Henüz seçime tek başına mı yoksa ittifakla mı gireceği belirsiz. Bazı arayışlar oldu ancak neticeye varılamadı. Medyada MHP ile ittifak yapacağı haberleri çıktı. Zeybek, "Aslında bizim bir girişimimiz olmamıştı, basında yer alan bu haberleri teşkilatlarımız benimsedi. MHP ile ittifaka sıcak baktı. Doğu'daki arkadaşlar Saadet'le, batı bölgesi ise MHP ile ittifaktan yana..." dedi.

Zeybek, ittifak konusunu görüşmek için MHP lideri Devlet Bahçeli'den randevu talep ettiğini söyledi.
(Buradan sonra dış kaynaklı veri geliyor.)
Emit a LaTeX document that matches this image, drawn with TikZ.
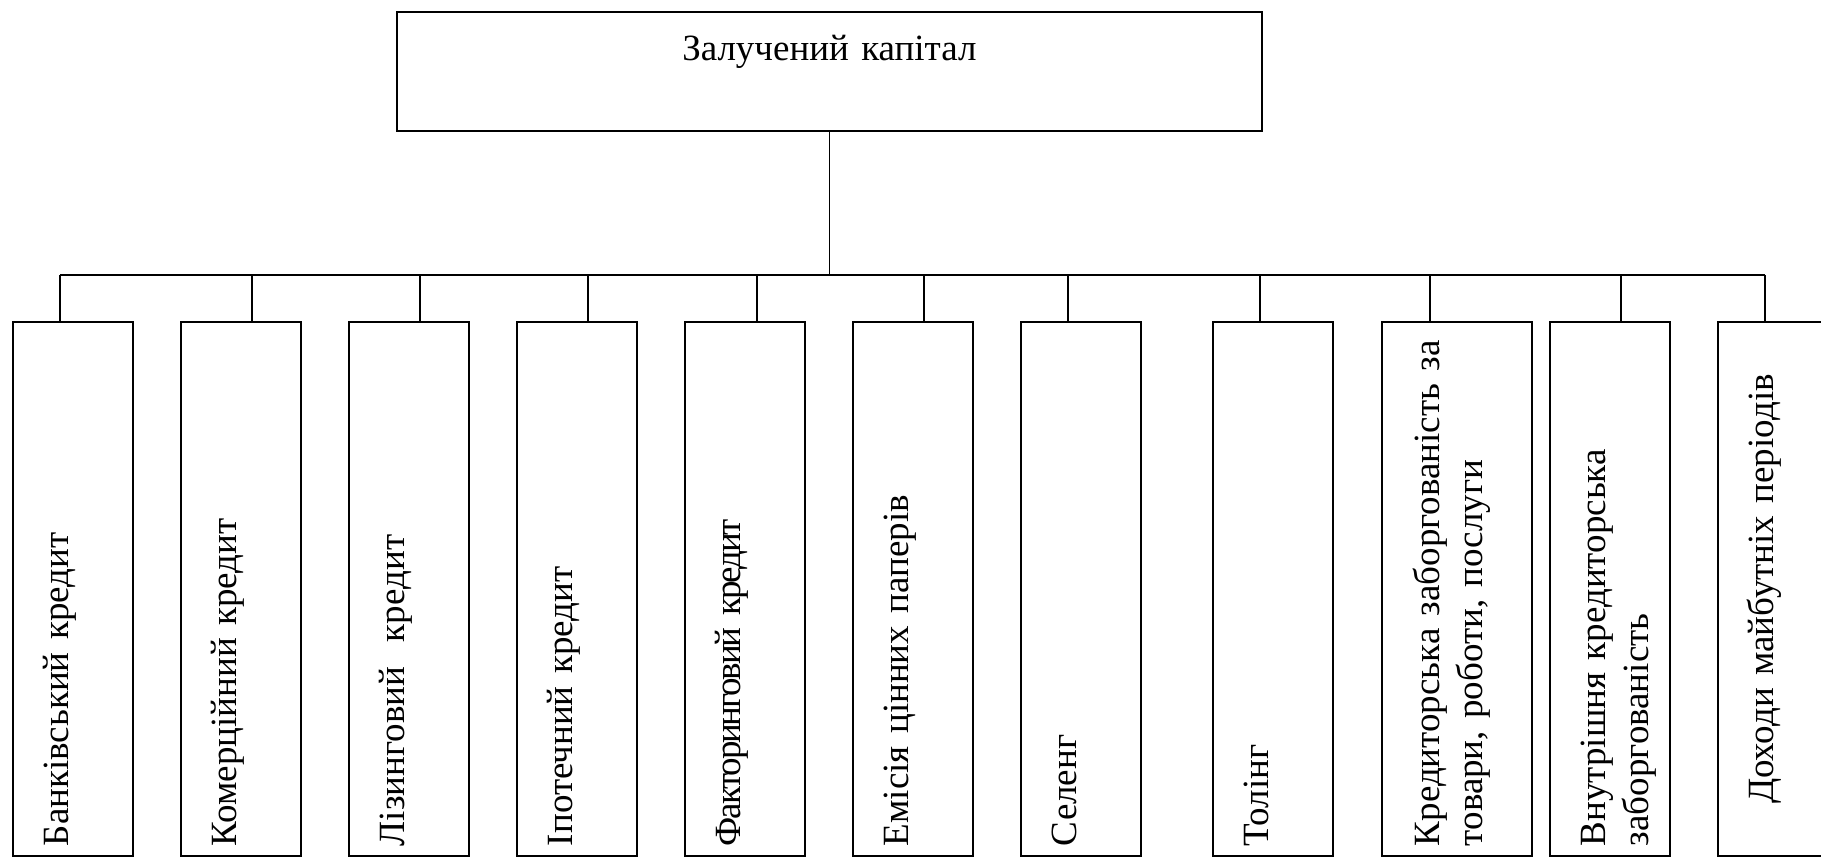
\documentclass[tikz,border=0pt]{standalone}
\usepackage{fontspec}
\setmainfont{Liberation Serif}

\tikzset{
    kind/.style={draw, rotate=90, anchor=north west, inner xsep=10pt, inner ysep=0pt,
        text width=514pt, text height=56pt, text depth=64pt, align=left}
}

\begin{document}
\begin{tikzpicture}[x=1pt, y=-1pt, line width=1.8pt, font=\fontsize{37}{43}\selectfont]
            \useasboundingbox (0,0) rectangle (1821,858);
            \clip (0,0) rectangle (1821,858);

            \node[draw, anchor=north west, inner sep=0pt, text width=865pt,
                text height=49pt, text depth=70pt, align=center] (cap) at (396,11) {Залучений капітал};

            \node[kind] (b1) at (12,857) {Банківський кредит};
            \node[kind] (b2) at (180,857) {Комерційний кредит};
            \node[kind] (b3) at (348,857) {Лізинговий~~кредит};
            \node[kind] (b4) at (516,857) {Іпотечний кредит};
            \node[kind] (b5) at (684,857) {\addfontfeature{LetterSpace=-6}Факторинговий кредит};
            \node[kind] (b6) at (852,857) {Емісія цінних паперів};
            \node[kind] (b7) at (1020,857) {Селенг};
            \node[kind] (b8) at (1212,857) {Толінг};
            \node[kind, text height=58pt, text depth=92pt] (b9) at (1381,857)
                {\mbox{Кредиторська заборгованість за}\\ \mbox{товари, роботи, послуги}};
            \node[kind] (b10) at (1549,857) {Внутрішня кредиторська\\ заборгованість};
            \node[kind, align=center] (b11) at (1717,857) {Доходи майбутніх періодів};

            \coordinate (d1) at (60,275);
            \coordinate (d2) at (252,275);
            \coordinate (d3) at (420,275);
            \coordinate (d4) at (588,275);
            \coordinate (d5) at (757,275);
            \coordinate (d6) at (924,275);
            \coordinate (d7) at (1068,275);
            \coordinate (d8) at (1260,275);
            \coordinate (d9) at (1430,275);
            \coordinate (d10) at (1621,275);
            \coordinate (d11) at (1765,275);

            \draw (cap.south) -- (cap.south |- d1);
            \draw (d1) -- (d11);
            \draw (d1) -- (d1 |- b1.east);
            \draw (d2) -- (d2 |- b2.east);
            \draw (d3) -- (d3 |- b3.east);
            \draw (d4) -- (d4 |- b4.east);
            \draw (d5) -- (d5 |- b5.east);
            \draw (d6) -- (d6 |- b6.east);
            \draw (d7) -- (d7 |- b7.east);
            \draw (d8) -- (d8 |- b8.east);
            \draw (d9) -- (d9 |- b9.east);
            \draw (d10) -- (d10 |- b10.east);
            \draw (d11) -- (d11 |- b11.east);
\end{tikzpicture}
\end{document}
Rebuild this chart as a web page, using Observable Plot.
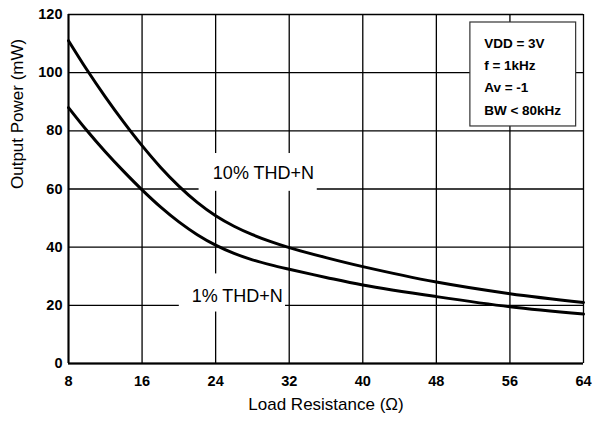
<!DOCTYPE html>
<html><head><meta charset="utf-8">
<script src="https://cdn.jsdelivr.net/npm/d3@7"></script>
<script src="https://cdn.jsdelivr.net/npm/@observablehq/plot@0.6"></script>
<style>
body{margin:0;background:#fff;}
#chart{width:594px;height:421px;}
</style>
</head><body><div id="chart"></div>
<script>
// Load resistance (Ω) sample points
const resistance = [8, 10, 12, 14, 16, 18, 20, 22, 24, 26, 28, 30, 32, 36, 40, 48, 56, 64];
// Output power (mW) for 10% THD+N
const thd10 = [111, 101, 91.7, 83, 74.9, 67.5, 61, 55.4, 50.8, 47.2, 44.3, 41.9, 39.85, 36.4, 33.3, 28, 24, 21];
// Output power (mW) for 1% THD+N
const thd1 = [88, 80.1, 72.8, 66.05, 59.7, 53.85, 48.7, 44.3, 40.7, 37.85, 35.65, 33.9, 32.4, 29.6, 27, 23, 19.5, 17];
const seriesNames = ["10% THD+N", "1% THD+N"];
const xTicks = [8, 16, 24, 32, 40, 48, 56, 64];
const yTicks = [0, 20, 40, 60, 80, 100, 120];
const conditions = ["VDD = 3V", "f = 1kHz", "Av = -1", "BW < 80kHz"];
const xTitle = "Load Resistance (\u03A9)";
const yTitle = "Output Power (mW)";

// annotation anchors (data units)
const labelAnchors = [
  {x: 29.2, y: 65.4, x1: 22.2, x2: 35.05, y1: 59.2, y2: 72.2},
  {x: 26.35, y: 23.1, x1: 20.05, x2: 31.6, y1: 17.7, y2: 30.8}
];
const legendBox = {x1: 51.7, x2: 63.2, y1: 81.5, y2: 117.25};

const rows = [];
resistance.forEach((r, i) => {
  rows.push({series: seriesNames[0], x: r, y: thd10[i]});
  rows.push({series: seriesNames[1], x: r, y: thd1[i]});
});
const labels = seriesNames.map((s, i) => ({text: s, ...labelAnchors[i]}));
const condRows = conditions.map((t, i) => ({text: t, x: legendBox.x1 + 1.5, y: 110 - i * 7.65}));

const font = "'Liberation Sans', Arial, sans-serif";

const chart = Plot.plot({
  width: 594,
  height: 421,
  marginLeft: 68,
  marginRight: 11,
  marginTop: 14,
  marginBottom: 58,
  style: {fontFamily: font, background: "#fff", color: "#000"},
  x: {domain: [8, 64], axis: null},
  y: {domain: [0, 120], axis: null},
  marks: [
    Plot.gridX(xTicks, {stroke: "#000", strokeOpacity: 1, strokeWidth: 1.3}),
    Plot.gridY(yTicks, {stroke: "#000", strokeOpacity: 1, strokeWidth: 1.3}),
    Plot.rect(labels, {x1: "x1", x2: "x2", y1: "y1", y2: "y2", fill: "#fff"}),
    Plot.rect([legendBox], {x1: "x1", x2: "x2", y1: "y1", y2: "y2", fill: "#fff", stroke: "#333", strokeWidth: 1.2}),
    Plot.line(rows, {x: "x", y: "y", z: "series", stroke: "#000", strokeWidth: 3, curve: "catmull-rom"}),
    Plot.text(labels, {x: "x", y: "y", text: "text", fontSize: 18, fill: "#000"}),
    Plot.text(condRows, {x: "x", y: "y", text: "text", textAnchor: "start", fontSize: 13.5, fontWeight: "bold", fill: "#000"}),
    Plot.ruleX([8], {stroke: "#000", strokeWidth: 2}),
    Plot.ruleY([0], {stroke: "#000", strokeWidth: 2}),
    Plot.axisX(xTicks, {tickSize: 0, tickPadding: 12, fontSize: 14.5, fontWeight: "bold", label: null, fill: "#000"}),
    Plot.axisY(yTicks, {tickSize: 0, tickPadding: 6, fontSize: 14.5, fontWeight: "bold", label: null, fill: "#000"}),
    Plot.text([xTitle], {frameAnchor: "bottom", dy: 46, fontSize: 17, fill: "#000"}),
    Plot.text([yTitle], {frameAnchor: "left", rotate: -90, dx: -51, fontSize: 17, fill: "#000"})
  ]
});
document.getElementById("chart").appendChild(chart);
</script>
</body></html>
Aradan epey zaman geçmesine rağmen olumlu ya da olumsuz cevap gelmediğinden yakındı. "Demek ki çok yoğun... Başbakan'la görüşmeye bile vakit ayıramadığına göre..." dedi. MHP ile ittifak yapmaları durumunda kendisinin aday olmayabileceğini de söyledi. MHP veya bir başka partiyle ittifak konusu belirsizliğini koruyor. Seçime tek başına girmek durumunda da kalabilir.

Zeybek, selefi Hüsamettin Cindoruk'un CHP ile flört etmesine pek şaşırmış değil. Pek araları yok. Cindoruk devir teslime bile gelmedi. Zeybek'in, yerine gelmesini kabullenemedi. Kurtarıcı rolüyle DP'ye genel başkan oldu, kısa sürede pes etti, kongreye bile katılmadı. Cindoruk'un son dönemdeki siyasi çizgisi sağ kitlelerin onaylayacağı çizgi değil.

Zeybek "Biz merkez sağ siyasetçileri laikliği önemseriz ama laikçi değiliz. Cindoruk sürekli laikçi üslupla konuştu. Partinin başındayken Ergenekon'un avukatı gibi davrandı." dedi. Cindoruk'un cumhurbaşkanlığı seçiminden bu yana CHP politikalarına paralel söylem ve eylem içinde olduğu aşikâr. Demokrat Parti ile yollarını ayırması beklenen sondu.

Zeybek'in çok radikal vaatleri var... Tekke ve zaviyeleri yasaklayan kanunun kaldırılmasını savunuyor. "İktidara gelirsek tekke ve zaviye yasağını kaldıracağız." dedi. Bölücülüğü cesaretlendirdiğini düşündüğü TÜSİAD'ın anayasa raporuna tepkili... "Eskiden yoksullar bölünme isterdi, şimdi varlık sahipleri... İstanbul'da TÜSİAD çevresinde ince bölücülük akımının doğduğu kuşkusu içindeyim. PKK değil ama bu kafa Türkiye'yi böler." dedi.

Zeybek, anayasa üzerine çalıştığını söyledi. "Hedefimiz demokrat bir anayasa" dedi. Diyanet, TRT ve YÖK'te yapısal değişiklikten yana olduğunu anlattı. İktidara geldiklerinde zorunlu askerlik uygulamasına tamamen son vereceklerini vurguladı.

Geçmişini arayan Demokrat Parti ve ev sahipliği yaptığı o bina bugün hatıralarıyla çok anlamlı... Bakalım Namık Kemal Zeybek, bünyesinde ANAP ve DYP'nin de bulunduğu Demokrat Parti'yi küllerinden diriltebilecek mi? Kolay değil.